» **AIM**: Among the records that follow, set down only the lines from the one containing "Clone this chart in Altair." to the one containing "vo_vals = [4, 3.5, 3.5, 3, 3]", both included, exactly.

» **EXTRACTED RECORDS**:
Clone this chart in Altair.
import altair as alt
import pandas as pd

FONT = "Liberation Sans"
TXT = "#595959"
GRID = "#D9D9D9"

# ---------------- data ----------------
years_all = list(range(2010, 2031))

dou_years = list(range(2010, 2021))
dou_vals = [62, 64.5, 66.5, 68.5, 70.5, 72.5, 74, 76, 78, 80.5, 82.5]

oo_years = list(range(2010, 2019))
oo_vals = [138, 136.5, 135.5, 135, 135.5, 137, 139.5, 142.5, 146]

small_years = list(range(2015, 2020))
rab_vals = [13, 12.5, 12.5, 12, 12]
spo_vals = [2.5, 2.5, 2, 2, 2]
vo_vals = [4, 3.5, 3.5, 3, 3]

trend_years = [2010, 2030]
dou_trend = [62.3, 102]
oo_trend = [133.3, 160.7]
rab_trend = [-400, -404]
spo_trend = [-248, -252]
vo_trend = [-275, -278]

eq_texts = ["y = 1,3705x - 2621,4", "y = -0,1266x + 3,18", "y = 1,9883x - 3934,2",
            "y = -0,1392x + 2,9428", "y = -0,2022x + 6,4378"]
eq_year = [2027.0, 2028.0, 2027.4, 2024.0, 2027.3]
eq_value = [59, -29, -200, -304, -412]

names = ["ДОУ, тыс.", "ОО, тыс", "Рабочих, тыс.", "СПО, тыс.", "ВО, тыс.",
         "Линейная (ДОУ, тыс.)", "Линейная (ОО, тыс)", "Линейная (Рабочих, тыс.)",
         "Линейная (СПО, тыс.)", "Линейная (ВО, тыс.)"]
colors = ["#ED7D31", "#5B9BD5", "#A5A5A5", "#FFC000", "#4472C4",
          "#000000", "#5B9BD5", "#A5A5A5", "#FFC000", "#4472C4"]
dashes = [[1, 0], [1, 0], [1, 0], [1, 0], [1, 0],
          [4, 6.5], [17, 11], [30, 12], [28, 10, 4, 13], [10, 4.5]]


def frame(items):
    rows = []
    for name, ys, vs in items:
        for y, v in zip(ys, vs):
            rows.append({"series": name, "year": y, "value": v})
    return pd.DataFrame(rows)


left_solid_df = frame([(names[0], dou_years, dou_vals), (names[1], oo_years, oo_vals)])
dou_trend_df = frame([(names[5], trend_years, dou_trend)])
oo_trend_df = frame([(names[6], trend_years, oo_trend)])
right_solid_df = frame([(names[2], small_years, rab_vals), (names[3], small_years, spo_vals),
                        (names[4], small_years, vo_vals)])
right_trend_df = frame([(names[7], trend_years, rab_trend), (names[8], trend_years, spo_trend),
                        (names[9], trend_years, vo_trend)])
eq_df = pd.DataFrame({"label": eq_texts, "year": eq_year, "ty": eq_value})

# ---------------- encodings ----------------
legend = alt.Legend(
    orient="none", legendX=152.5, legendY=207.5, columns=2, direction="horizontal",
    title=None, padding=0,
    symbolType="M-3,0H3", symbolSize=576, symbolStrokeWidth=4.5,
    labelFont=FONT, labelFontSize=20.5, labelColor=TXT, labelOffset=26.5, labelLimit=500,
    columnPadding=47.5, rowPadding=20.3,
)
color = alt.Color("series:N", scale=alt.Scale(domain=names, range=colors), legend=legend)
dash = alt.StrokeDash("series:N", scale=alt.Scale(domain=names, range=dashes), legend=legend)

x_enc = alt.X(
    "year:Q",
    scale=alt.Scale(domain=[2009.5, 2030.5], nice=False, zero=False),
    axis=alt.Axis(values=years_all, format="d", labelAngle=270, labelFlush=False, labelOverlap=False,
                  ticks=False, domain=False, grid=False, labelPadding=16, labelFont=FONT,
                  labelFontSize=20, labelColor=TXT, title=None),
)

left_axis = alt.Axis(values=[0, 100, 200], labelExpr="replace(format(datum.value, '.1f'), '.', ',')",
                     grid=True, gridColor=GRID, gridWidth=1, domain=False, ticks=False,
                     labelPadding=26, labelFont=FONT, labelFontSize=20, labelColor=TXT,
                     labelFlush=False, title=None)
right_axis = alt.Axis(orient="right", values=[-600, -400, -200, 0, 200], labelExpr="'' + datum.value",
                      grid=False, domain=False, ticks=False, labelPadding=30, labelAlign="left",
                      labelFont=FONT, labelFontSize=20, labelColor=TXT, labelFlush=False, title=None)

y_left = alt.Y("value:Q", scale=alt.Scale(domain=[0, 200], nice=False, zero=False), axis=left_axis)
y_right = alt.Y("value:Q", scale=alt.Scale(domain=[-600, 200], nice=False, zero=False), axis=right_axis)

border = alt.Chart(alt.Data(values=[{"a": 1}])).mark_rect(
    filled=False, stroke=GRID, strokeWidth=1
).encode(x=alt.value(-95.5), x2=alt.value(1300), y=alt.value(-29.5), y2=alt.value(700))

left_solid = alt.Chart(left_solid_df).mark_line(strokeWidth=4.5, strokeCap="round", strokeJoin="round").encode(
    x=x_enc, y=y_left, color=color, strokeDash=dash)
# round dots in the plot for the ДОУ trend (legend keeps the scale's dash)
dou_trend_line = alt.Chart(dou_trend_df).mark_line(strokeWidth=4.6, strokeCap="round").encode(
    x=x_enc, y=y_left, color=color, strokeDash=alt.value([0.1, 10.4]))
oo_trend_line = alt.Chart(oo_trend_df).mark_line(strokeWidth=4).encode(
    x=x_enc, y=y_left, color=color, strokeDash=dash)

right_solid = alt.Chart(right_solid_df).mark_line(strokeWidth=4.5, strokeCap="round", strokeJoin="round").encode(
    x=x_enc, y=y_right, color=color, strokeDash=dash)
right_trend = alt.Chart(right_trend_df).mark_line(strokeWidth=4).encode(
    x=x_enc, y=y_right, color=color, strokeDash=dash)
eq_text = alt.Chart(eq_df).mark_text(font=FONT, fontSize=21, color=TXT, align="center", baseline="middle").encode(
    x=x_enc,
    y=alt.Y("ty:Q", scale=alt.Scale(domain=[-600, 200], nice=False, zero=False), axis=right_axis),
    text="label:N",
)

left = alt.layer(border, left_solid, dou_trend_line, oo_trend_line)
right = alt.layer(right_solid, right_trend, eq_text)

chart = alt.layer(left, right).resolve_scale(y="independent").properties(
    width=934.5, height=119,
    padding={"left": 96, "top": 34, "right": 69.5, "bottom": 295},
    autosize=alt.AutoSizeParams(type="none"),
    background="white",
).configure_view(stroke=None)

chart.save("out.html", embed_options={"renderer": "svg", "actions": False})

...

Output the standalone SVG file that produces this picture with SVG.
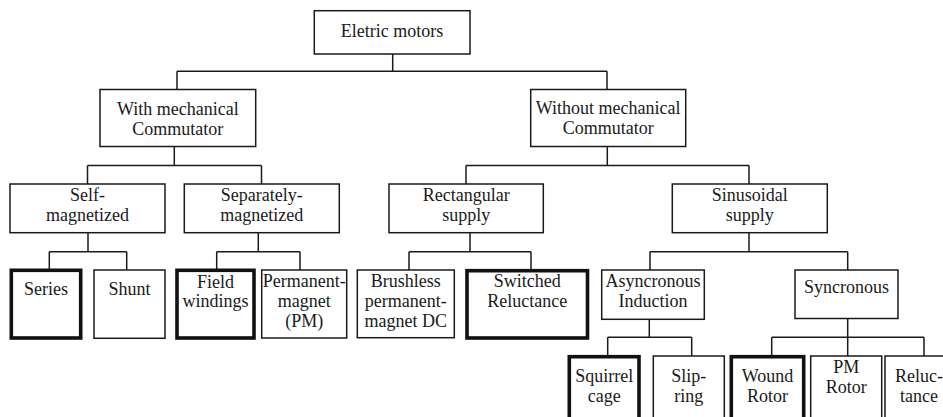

--

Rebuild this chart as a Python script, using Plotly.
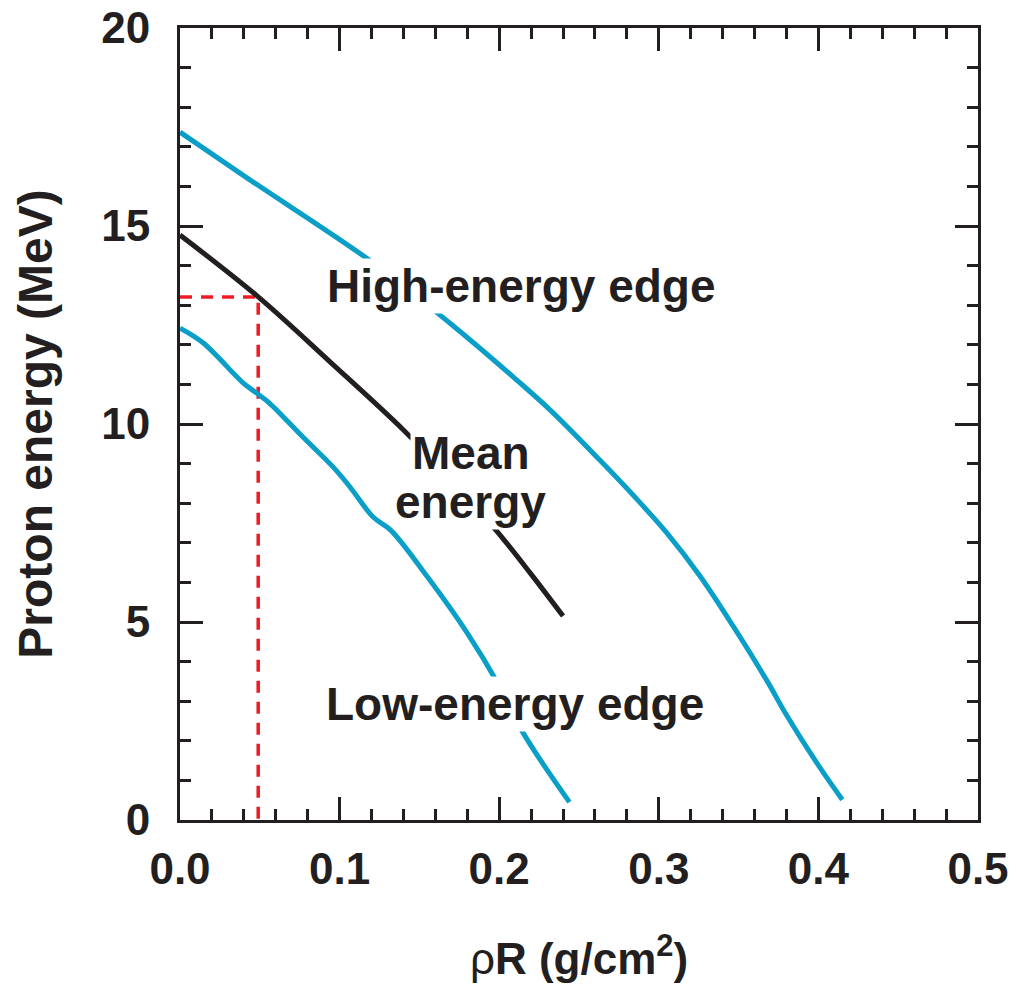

» **WRITTEN SOLUTION**:
Clone this chart in Altair.
import altair as alt
import pandas as pd

FONT = "Liberation Sans"
TXT = "#595959"
GRID = "#D9D9D9"

# ---------------- data ----------------
years_all = list(range(2010, 2031))

dou_years = list(range(2010, 2021))
dou_vals = [62, 64.5, 66.5, 68.5, 70.5, 72.5, 74, 76, 78, 80.5, 82.5]

oo_years = list(range(2010, 2019))
oo_vals = [138, 136.5, 135.5, 135, 135.5, 137, 139.5, 142.5, 146]

small_years = list(range(2015, 2020))
rab_vals = [13, 12.5, 12.5, 12, 12]
spo_vals = [2.5, 2.5, 2, 2, 2]
vo_vals = [4, 3.5, 3.5, 3, 3]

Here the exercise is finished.